▶ Problem statement: In the data that follows, count the lines in which the word "with" occurs, and report that figure alone.

▶ Supplied material:

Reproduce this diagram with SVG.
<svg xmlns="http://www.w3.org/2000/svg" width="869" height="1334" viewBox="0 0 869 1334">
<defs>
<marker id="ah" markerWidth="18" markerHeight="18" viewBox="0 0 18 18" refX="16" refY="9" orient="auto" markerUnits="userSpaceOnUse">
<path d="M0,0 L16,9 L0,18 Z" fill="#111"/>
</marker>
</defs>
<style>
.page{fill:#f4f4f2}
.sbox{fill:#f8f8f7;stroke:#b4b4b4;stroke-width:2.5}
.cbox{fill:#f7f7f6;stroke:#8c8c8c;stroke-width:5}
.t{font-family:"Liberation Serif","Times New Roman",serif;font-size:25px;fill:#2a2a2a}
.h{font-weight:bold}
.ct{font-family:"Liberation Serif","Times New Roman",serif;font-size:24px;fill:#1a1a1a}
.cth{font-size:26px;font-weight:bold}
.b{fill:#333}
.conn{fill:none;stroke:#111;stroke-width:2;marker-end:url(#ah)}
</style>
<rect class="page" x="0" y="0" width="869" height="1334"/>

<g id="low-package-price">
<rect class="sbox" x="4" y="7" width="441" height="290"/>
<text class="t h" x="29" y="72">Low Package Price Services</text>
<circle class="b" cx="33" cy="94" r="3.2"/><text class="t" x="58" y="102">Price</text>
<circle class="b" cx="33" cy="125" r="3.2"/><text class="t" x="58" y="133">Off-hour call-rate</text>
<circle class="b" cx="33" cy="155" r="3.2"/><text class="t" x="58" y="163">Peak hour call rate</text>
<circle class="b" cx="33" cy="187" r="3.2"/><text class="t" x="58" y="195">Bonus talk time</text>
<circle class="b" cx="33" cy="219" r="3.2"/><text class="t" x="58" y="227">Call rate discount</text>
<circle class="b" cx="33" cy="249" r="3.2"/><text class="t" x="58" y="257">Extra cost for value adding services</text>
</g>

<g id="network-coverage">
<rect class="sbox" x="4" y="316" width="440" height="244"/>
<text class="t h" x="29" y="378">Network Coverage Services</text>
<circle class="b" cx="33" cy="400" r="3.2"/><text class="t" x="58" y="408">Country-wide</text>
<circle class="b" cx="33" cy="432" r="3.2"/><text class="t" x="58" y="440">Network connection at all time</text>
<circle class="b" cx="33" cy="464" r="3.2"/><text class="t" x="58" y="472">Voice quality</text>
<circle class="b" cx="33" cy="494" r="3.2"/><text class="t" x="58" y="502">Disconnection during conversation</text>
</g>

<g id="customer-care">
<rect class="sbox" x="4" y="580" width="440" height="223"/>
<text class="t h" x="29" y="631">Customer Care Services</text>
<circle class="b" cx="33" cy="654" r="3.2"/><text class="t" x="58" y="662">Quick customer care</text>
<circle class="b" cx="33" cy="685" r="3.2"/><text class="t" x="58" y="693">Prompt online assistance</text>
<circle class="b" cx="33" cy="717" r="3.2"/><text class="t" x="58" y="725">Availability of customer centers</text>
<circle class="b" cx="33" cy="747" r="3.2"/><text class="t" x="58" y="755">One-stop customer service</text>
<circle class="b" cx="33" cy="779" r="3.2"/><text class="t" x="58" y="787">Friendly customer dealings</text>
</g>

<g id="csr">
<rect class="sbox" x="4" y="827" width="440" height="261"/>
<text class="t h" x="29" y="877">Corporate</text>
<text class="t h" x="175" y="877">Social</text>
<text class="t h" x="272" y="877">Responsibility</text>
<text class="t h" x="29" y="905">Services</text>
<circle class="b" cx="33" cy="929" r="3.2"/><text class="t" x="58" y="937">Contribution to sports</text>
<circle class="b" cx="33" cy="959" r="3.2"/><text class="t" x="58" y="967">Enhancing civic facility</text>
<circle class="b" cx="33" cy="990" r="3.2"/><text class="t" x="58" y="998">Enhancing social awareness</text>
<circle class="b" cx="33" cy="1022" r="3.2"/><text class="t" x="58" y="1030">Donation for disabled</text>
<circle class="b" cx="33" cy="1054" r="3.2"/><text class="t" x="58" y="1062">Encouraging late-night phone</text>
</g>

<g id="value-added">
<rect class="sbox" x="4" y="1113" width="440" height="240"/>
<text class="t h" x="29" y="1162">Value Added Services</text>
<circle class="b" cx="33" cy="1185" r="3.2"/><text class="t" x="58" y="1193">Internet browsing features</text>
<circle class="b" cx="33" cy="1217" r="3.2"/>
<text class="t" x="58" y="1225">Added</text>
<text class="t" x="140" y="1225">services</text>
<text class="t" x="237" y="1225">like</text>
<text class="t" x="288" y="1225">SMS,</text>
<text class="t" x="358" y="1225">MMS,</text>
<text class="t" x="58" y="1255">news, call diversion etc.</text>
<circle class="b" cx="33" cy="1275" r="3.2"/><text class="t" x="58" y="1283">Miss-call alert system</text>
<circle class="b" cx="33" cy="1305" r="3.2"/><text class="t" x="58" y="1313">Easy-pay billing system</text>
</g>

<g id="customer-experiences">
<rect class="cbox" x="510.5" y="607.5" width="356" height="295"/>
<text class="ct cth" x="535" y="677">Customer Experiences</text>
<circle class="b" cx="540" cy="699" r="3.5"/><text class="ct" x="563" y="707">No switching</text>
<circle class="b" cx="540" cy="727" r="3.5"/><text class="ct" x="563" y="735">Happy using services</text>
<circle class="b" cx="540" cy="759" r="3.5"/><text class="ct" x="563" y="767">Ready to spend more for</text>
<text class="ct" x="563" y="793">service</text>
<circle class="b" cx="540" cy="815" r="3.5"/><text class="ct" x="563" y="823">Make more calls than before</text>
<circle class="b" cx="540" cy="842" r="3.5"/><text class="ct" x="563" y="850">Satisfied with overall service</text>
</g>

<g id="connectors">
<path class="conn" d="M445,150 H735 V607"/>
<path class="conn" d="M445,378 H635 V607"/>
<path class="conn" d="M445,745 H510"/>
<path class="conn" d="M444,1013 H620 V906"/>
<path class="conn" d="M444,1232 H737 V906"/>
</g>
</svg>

▶ Response to the task: 2